REQUIRED WORK:
Output the first line of the listing and each line after it, up to and including the line that contains "const binWidth = 0.025;", exactly as written, minus the pictures.

DATA EXTRACT:
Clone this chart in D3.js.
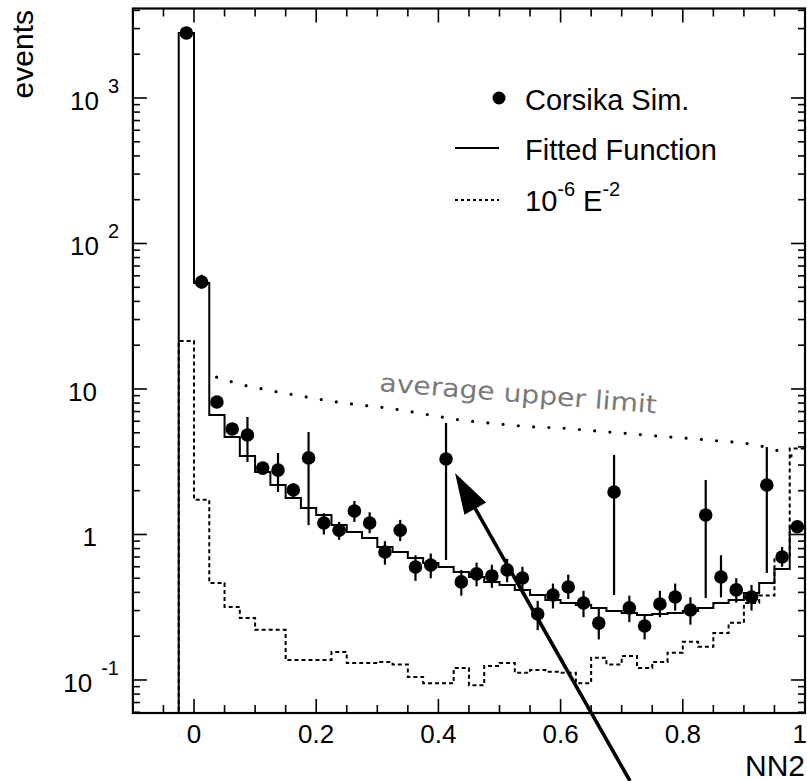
<!DOCTYPE html>
<html><head><meta charset="utf-8">
<script src="https://cdn.jsdelivr.net/npm/d3@7"></script>
<style>
body{margin:0;background:#fff}
svg{display:block}
text{font-family:"Liberation Sans",Arial,Helvetica,sans-serif;fill:#000}
</style>
</head><body>
<svg id="c" width="807" height="781"></svg>
<script>
// ---------------- DATA ----------------
const binCenters = [-0.0125, 0.0125, 0.0375, 0.0625, 0.0875, 0.1125, 0.1375, 0.1625, 0.1875, 0.2125,
  0.2375, 0.2625, 0.2875, 0.3125, 0.3375, 0.3625, 0.3875, 0.4125, 0.4375, 0.4625,
  0.4875, 0.5125, 0.5375, 0.5625, 0.5875, 0.6125, 0.6375, 0.6625, 0.6875, 0.7125,
  0.7375, 0.7625, 0.7875, 0.8125, 0.8375, 0.8625, 0.8875, 0.9125, 0.9375, 0.9625, 0.9875];
const binWidth = 0.025;

// Corsika Sim. (points)
const simValues = [2800, 54.4, 8.14, 5.31, 4.83, 2.86, 2.77, 2.02, 3.36, 1.20,
  1.07, 1.45, 1.20, 0.758, 1.07, 0.598, 0.617, 3.30, 0.472, 0.536,
  0.519, 0.570, 0.502, 0.284, 0.384, 0.436, 0.338, 0.246, 1.96, 0.313,
  0.235, 0.333, 0.372, 0.303, 1.36, 0.510, 0.416, 0.372, 2.19, 0.700, 1.13];
const simErrLow = [2750, 49, 7.6, 4.9, 3.15, 2.6, 1.96, 1.8, 1.16, 1.0,
  0.92, 1.22, 1.02, 0.62, 0.9, 0.48, 0.5, 0.668, 0.38, 0.44,
  0.43, 0.47, 0.41, 0.22, 0.31, 0.36, 0.27, 0.19, 0.384, 0.25,
  0.19, 0.27, 0.3, 0.24, 0.366, 0.37, 0.34, 0.3, 0.544, 0.6, 1.05];
const simErrHigh = [2850, 61, 8.7, 5.7, 6.42, 3.15, 3.63, 2.25, 5.06, 1.4,
  1.22, 1.7, 1.42, 0.9, 1.26, 0.72, 0.74, 5.84, 0.57, 0.64,
  0.62, 0.68, 0.6, 0.35, 0.46, 0.53, 0.41, 0.31, 3.52, 0.38,
  0.28, 0.41, 0.46, 0.37, 2.37, 0.72, 0.5, 0.45, 3.99, 0.82, 1.22];

// Fitted Function (solid histogram)
const fitValues = [2800, 53.5, 6.63, 4.68, 3.46, 2.69, 2.19, 1.78, 1.52, 1.36,
  1.16, 1.04, 0.946, 0.82, 0.758, 0.69, 0.637, 0.598, 0.552, 0.51,
  0.472, 0.45, 0.415, 0.384, 0.355, 0.338, 0.328, 0.313, 0.298, 0.289,
  0.28, 0.284, 0.289, 0.298, 0.313, 0.338, 0.355, 0.396, 0.464, 0.579, 1.13];

// 10^-6 E^-2 (dashed histogram)
const e2Values = [21.4, 1.73, 0.464, 0.318, 0.267, 0.221, 0.221, 0.137, 0.137, 0.137,
  0.156, 0.131, 0.131, 0.133, 0.128, 0.105, 0.095, 0.095, 0.121, 0.092,
  0.125, 0.131, 0.112, 0.117, 0.114, 0.112, 0.095, 0.142, 0.128, 0.146,
  0.121, 0.133, 0.154, 0.183, 0.169, 0.21, 0.247, 0.338, 0.38, 0.70, 3.9];

// average upper limit (dotted curve)
const ulX = [0.037, 0.062, 0.087, 0.112, 0.137, 0.162, 0.187, 0.212, 0.237, 0.262, 0.287, 0.312,
  0.336, 0.386, 0.436, 0.5, 0.55, 0.6, 0.66, 0.76, 0.86, 0.91, 0.96, 0.985];
const ulY = [12.05, 11.2, 10.5, 10.0, 9.53, 9.14, 8.77, 8.40, 8.10, 7.85, 7.64, 7.44,
  7.2, 6.62, 6.12, 5.75, 5.51, 5.39, 5.14, 4.75, 4.39, 4.19, 3.71, 3.36];

// axes
const xDomain = [-0.1, 1.0];
const yDomain = [0.0593, 4122];
const xTickLabels = [0, 0.2, 0.4, 0.6, 0.8, 1];
const xTickText = ["0", "0.2", "0.4", "0.6", "0.8", "1"];
const yTickVals = [0.1, 1, 10, 100, 1000];
const yTickBase = ["10", "1", "10", "10", "10"];
const yTickExp = ["-1", "", "", "2", "3"];

// ---------------- DRAW ----------------
const svg = d3.select("#c");
svg.append("rect").attr("width", 807).attr("height", 781).attr("fill", "#fff");
const L = 132.9, R = 805, T = 8.5, B = 713;
const x = d3.scaleLinear().domain(xDomain).range([L, R]);
const y = d3.scaleLog().domain(yDomain).range([B, T]);

svg.append("clipPath").attr("id", "clip").append("rect")
  .attr("x", L).attr("y", T).attr("width", R - L).attr("height", B - T);
const plot = svg.append("g").attr("clip-path", "url(#clip)");

function stepPath(vals) {
  const p = d3.path();
  const x0 = binCenters[0] - binWidth / 2;
  p.moveTo(x(x0), B + 5);
  vals.forEach((v, i) => {
    const a = binCenters[i] - binWidth / 2, b = binCenters[i] + binWidth / 2;
    p.lineTo(x(a), y(v));
    p.lineTo(x(b), y(v));
  });
  const last = binCenters[binCenters.length - 1] + binWidth / 2;
  p.lineTo(x(last), B + 5);
  return p.toString();
}

// dashed E^-2 histogram
plot.append("path").attr("d", stepPath(e2Values)).attr("fill", "none")
  .attr("stroke", "#000").attr("stroke-width", 2).attr("stroke-dasharray", "4,3");
// fitted function
plot.append("path").attr("d", stepPath(fitValues)).attr("fill", "none")
  .attr("stroke", "#000").attr("stroke-width", 2);

// average upper limit dotted curve
const ulLine = d3.line().x((d, i) => x(ulX[i])).y((d, i) => y(ulY[i])).curve(d3.curveMonotoneX);
plot.append("path").attr("d", ulLine(ulX)).attr("fill", "none")
  .attr("stroke", "#000").attr("stroke-width", 3.2).attr("stroke-linecap", "round")
  .attr("stroke-dasharray", "0,15.3");

// text on the upper-limit curve
svg.append("text").attr("transform", "translate(379,391) rotate(4.6)")
  .attr("font-size", 25).attr("textLength", 278).attr("lengthAdjust", "spacingAndGlyphs")
  .style("font-family", "'DejaVu Sans',sans-serif").style("fill", "#7a7a7a")
  .text("average upper limit");

// error bars and markers
const pts = plot.append("g");
binCenters.forEach((c, i) => {
  pts.append("line").attr("x1", x(c)).attr("x2", x(c))
    .attr("y1", y(simErrLow[i])).attr("y2", y(simErrHigh[i]))
    .attr("stroke", "#000").attr("stroke-width", 2.2);
});
pts.selectAll("circle").data(simValues).enter().append("circle")
  .attr("cx", (d, i) => x(binCenters[i])).attr("cy", d => y(d)).attr("r", 6.8).attr("fill", "#000");

// frame
svg.append("rect").attr("x", L).attr("y", T).attr("width", R - L).attr("height", B - T)
  .attr("fill", "none").attr("stroke", "#000").attr("stroke-width", 2.2);

// x ticks (bottom and top, inward)
const xMinor = d3.range(-0.05, 1.0001, 0.05).filter(v => Math.abs(v / 0.2 - Math.round(v / 0.2)) > 1e-6);
const gx = svg.append("g").attr("stroke", "#000").attr("stroke-width", 1.6);
xTickLabels.forEach(v => {
  gx.append("line").attr("x1", x(v)).attr("x2", x(v)).attr("y1", B).attr("y2", B - 14);
  gx.append("line").attr("x1", x(v)).attr("x2", x(v)).attr("y1", T).attr("y2", T + 14);
});
xMinor.forEach(v => {
  gx.append("line").attr("x1", x(v)).attr("x2", x(v)).attr("y1", B).attr("y2", B - 8);
  gx.append("line").attr("x1", x(v)).attr("x2", x(v)).attr("y1", T).attr("y2", T + 8);
});
xTickLabels.forEach((v, i) => {
  const t = svg.append("text").attr("y", 743).attr("font-size", 26).text(xTickText[i]);
  if (v === 1) t.attr("x", 807).attr("text-anchor", "end");
  else t.attr("x", x(v)).attr("text-anchor", "middle");
});

// y ticks (left and right, inward)
const gy = svg.append("g").attr("stroke", "#000").attr("stroke-width", 1.6);
const yAll = y.ticks(30).filter(v => v >= yDomain[0] && v <= yDomain[1]);
yAll.forEach(v => {
  const major = Math.abs(Math.log10(v) - Math.round(Math.log10(v))) < 1e-9;
  const len = major ? 14 : 7;
  gy.append("line").attr("x1", L).attr("x2", L + len).attr("y1", y(v)).attr("y2", y(v));
  gy.append("line").attr("x1", R).attr("x2", R - len).attr("y1", y(v)).attr("y2", y(v));
});
yTickVals.forEach((v, i) => {
  const t = svg.append("text").attr("y", y(v) + 12).attr("font-size", 26).attr("text-anchor", "end");
  if (yTickExp[i]) {
    t.attr("x", 119);
    t.append("tspan").text(yTickBase[i]);
    t.append("tspan").attr("dx", 9).attr("dy", -17).attr("font-size", 20).text(yTickExp[i]);
  } else {
    t.attr("x", 97).text(yTickBase[i]);
  }
});

// axis titles
svg.append("text").attr("transform", "translate(33,10) rotate(-90)").attr("text-anchor", "end")
  .attr("font-size", 30).text("events");
svg.append("text").attr("x", 805).attr("y", 776).attr("text-anchor", "end")
  .attr("font-size", 30).text("NN2");

// legend
const lg = svg.append("g");
lg.append("circle").attr("cx", 499).attr("cy", 98).attr("r", 6.5).attr("fill", "#000");
lg.append("text").attr("x", 525).attr("y", 110).attr("font-size", 29).text("Corsika Sim.");
lg.append("line").attr("x1", 455).attr("x2", 499).attr("y1", 148).attr("y2", 148)
  .attr("stroke", "#000").attr("stroke-width", 2);
lg.append("text").attr("x", 525).attr("y", 160).attr("font-size", 29).text("Fitted Function");
lg.append("line").attr("x1", 455).attr("x2", 499).attr("y1", 200).attr("y2", 200)
  .attr("stroke", "#000").attr("stroke-width", 2).attr("stroke-dasharray", "3,3");
const t3 = lg.append("text").attr("x", 525).attr("y", 211).attr("font-size", 29);
t3.append("tspan").text("10");
t3.append("tspan").attr("dy", -15).attr("font-size", 20).text("-6");
t3.append("tspan").attr("dy", 15).attr("dx", 8).text("E");
t3.append("tspan").attr("dy", -15).attr("font-size", 20).text("-2");

// arrow pointing at the outlier point
const tipX = x(binCenters[17]) + 9, tipY = y(simValues[17]) + 14;
const tailX = 630, tailY = 781;
const dx = tailX - tipX, dy = tailY - tipY, len = Math.hypot(dx, dy);
const ux = dx / len, uy = dy / len;
const hl = 41, hw = 12.5;
const bx = tipX + ux * hl, by = tipY + uy * hl;
svg.append("line").attr("x1", bx).attr("y1", by).attr("x2", tailX).attr("y2", tailY)
  .attr("stroke", "#000").attr("stroke-width", 3.6);
svg.append("path").attr("d", `M${tipX},${tipY}L${bx - uy * hw},${by + ux * hw}L${bx + uy * hw},${by - ux * hw}Z`)
  .attr("fill", "#000");
</script>
</body></html>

RESULT OF THIS TASK:
Clone this chart in D3.js.
<!DOCTYPE html>
<html><head><meta charset="utf-8">
<script src="https://cdn.jsdelivr.net/npm/d3@7"></script>
<style>
body{margin:0;background:#fff}
svg{display:block}
text{font-family:"Liberation Sans",Arial,Helvetica,sans-serif;fill:#000}
</style>
</head><body>
<svg id="c" width="807" height="781"></svg>
<script>
// ---------------- DATA ----------------
const binCenters = [-0.0125, 0.0125, 0.0375, 0.0625, 0.0875, 0.1125, 0.1375, 0.1625, 0.1875, 0.2125,
  0.2375, 0.2625, 0.2875, 0.3125, 0.3375, 0.3625, 0.3875, 0.4125, 0.4375, 0.4625,
  0.4875, 0.5125, 0.5375, 0.5625, 0.5875, 0.6125, 0.6375, 0.6625, 0.6875, 0.7125,
  0.7375, 0.7625, 0.7875, 0.8125, 0.8375, 0.8625, 0.8875, 0.9125, 0.9375, 0.9625, 0.9875];
const binWidth = 0.025;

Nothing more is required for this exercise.